Find all the lines with "seaborn" and gather them.

- - -

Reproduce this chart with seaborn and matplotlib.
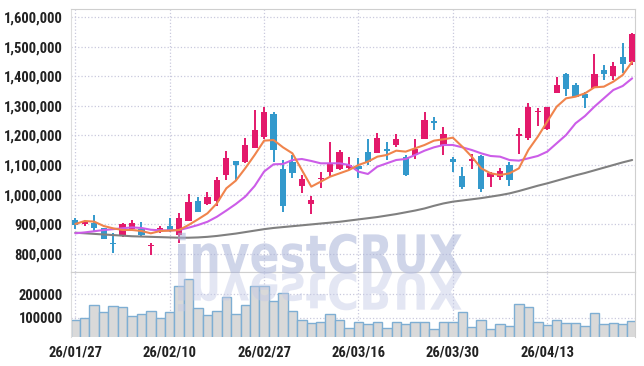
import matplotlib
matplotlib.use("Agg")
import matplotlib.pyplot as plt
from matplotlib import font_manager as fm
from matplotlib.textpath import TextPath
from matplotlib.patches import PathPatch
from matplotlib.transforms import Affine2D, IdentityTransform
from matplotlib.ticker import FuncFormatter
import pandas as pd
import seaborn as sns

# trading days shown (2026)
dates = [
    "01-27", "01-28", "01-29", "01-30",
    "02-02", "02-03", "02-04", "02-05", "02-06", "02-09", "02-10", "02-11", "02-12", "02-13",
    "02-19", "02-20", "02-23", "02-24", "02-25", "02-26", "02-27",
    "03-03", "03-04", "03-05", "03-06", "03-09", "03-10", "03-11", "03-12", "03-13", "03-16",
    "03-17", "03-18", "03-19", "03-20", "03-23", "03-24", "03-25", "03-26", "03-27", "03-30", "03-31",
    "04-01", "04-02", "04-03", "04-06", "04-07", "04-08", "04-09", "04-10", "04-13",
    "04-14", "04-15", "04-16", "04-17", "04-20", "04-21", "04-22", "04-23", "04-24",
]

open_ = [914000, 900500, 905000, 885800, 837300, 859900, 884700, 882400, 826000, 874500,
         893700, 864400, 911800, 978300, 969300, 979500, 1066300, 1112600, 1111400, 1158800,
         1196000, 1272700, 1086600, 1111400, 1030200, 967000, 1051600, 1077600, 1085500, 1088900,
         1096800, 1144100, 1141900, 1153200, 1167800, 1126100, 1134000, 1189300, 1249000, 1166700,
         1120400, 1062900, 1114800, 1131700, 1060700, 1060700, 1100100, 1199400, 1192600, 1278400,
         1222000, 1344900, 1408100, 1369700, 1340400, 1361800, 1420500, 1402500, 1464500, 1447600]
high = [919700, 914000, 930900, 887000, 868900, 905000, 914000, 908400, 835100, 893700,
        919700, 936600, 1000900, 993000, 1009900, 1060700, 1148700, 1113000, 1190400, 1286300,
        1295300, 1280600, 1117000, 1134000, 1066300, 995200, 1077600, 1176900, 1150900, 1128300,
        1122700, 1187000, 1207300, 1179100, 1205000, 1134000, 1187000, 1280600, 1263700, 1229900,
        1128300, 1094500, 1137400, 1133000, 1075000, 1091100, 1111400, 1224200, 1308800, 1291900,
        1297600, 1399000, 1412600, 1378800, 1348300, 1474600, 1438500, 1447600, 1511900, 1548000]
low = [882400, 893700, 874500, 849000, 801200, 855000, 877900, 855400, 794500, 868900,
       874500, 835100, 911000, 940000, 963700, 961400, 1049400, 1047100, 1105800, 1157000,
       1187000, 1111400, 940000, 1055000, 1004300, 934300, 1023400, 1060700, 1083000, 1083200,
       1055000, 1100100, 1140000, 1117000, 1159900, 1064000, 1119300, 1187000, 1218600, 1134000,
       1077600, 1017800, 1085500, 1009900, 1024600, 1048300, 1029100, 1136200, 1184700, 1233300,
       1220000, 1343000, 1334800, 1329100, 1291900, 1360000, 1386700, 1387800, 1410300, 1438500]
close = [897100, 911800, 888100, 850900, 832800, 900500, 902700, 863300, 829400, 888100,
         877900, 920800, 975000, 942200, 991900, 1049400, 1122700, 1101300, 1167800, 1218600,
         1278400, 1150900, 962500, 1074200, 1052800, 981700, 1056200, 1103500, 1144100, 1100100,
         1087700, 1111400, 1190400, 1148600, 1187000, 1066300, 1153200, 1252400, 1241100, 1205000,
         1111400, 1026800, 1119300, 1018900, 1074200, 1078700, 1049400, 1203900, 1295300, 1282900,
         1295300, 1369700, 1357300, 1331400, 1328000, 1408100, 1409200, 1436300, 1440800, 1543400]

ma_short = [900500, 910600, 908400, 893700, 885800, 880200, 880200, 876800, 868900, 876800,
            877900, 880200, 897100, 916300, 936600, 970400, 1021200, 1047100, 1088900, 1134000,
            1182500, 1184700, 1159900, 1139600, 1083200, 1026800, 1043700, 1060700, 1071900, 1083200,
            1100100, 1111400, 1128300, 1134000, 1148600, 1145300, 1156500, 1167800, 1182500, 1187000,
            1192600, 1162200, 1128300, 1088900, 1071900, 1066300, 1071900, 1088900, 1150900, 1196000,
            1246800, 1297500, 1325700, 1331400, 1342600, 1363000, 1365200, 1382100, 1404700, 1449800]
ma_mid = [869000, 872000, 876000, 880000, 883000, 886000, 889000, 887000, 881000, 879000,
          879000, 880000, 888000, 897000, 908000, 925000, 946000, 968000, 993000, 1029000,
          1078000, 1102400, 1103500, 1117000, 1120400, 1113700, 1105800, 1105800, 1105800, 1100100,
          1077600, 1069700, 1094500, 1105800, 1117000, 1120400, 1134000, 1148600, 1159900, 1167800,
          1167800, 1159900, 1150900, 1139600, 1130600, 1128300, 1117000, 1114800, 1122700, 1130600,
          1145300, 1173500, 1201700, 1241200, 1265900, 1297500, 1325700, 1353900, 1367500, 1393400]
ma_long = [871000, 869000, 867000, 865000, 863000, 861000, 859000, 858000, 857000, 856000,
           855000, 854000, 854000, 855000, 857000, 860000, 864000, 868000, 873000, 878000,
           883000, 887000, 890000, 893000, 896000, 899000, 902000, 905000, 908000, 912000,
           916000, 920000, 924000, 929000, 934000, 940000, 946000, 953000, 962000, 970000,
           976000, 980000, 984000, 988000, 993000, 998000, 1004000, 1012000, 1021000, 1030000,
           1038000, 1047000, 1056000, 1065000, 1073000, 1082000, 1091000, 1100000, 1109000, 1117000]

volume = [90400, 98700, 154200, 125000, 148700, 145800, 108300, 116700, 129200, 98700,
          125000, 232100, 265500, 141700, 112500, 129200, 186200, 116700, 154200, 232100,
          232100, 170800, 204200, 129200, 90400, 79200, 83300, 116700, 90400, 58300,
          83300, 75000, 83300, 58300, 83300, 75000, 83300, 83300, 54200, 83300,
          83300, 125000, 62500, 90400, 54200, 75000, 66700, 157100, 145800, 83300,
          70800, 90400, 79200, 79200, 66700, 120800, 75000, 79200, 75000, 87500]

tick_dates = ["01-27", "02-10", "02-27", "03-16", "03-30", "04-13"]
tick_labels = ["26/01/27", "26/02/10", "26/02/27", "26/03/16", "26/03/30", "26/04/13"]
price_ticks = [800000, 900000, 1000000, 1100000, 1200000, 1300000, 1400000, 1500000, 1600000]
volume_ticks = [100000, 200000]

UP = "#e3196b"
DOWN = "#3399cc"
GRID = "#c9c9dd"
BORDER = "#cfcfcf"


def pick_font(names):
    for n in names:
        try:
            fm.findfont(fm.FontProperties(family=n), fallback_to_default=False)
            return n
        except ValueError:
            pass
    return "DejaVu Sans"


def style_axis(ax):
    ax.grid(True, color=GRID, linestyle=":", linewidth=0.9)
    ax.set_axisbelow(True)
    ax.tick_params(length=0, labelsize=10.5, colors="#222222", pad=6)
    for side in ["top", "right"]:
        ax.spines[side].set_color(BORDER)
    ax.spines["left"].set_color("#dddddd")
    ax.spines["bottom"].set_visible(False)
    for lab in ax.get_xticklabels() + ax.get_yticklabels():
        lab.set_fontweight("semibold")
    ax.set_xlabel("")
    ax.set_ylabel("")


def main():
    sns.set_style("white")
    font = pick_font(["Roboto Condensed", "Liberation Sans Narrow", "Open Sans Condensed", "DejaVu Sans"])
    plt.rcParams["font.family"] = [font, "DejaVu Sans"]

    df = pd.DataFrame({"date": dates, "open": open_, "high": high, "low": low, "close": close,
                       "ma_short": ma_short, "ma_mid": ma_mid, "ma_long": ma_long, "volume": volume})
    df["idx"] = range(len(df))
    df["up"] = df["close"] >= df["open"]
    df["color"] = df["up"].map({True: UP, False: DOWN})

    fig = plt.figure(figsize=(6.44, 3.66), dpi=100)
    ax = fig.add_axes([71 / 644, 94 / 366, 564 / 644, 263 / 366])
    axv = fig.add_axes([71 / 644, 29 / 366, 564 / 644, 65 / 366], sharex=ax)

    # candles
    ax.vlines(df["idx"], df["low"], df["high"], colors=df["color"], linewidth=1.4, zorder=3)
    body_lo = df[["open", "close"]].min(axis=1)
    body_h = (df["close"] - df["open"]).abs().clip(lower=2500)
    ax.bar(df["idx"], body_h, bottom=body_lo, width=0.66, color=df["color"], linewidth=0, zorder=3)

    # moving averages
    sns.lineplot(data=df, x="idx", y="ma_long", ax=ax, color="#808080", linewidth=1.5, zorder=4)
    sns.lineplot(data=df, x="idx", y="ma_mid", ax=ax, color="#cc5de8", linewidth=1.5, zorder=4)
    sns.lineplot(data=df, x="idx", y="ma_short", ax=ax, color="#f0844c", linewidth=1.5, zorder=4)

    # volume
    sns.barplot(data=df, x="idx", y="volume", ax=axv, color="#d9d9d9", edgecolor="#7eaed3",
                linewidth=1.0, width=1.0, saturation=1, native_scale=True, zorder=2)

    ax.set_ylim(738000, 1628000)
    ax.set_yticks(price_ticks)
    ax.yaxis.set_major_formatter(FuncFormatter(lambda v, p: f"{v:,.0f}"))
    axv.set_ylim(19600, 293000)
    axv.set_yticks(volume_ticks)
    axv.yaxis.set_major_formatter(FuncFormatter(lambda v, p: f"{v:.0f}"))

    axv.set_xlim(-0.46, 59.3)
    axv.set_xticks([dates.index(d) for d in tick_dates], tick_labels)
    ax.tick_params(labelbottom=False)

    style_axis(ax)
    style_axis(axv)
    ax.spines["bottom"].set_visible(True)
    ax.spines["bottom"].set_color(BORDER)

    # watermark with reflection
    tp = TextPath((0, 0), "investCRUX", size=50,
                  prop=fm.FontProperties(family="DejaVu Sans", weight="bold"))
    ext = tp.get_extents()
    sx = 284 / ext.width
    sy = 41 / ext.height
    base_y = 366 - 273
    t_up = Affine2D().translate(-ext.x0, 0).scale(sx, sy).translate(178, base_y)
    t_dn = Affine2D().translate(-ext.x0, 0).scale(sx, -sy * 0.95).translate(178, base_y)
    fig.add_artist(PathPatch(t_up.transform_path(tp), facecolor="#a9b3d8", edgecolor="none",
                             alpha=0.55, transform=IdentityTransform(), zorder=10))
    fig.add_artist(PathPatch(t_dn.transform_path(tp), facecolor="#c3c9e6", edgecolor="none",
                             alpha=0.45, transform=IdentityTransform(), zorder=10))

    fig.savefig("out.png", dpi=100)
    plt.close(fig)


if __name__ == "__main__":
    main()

- - -

[The output]
Reproduce this chart with seaborn and matplotlib.
import seaborn as sns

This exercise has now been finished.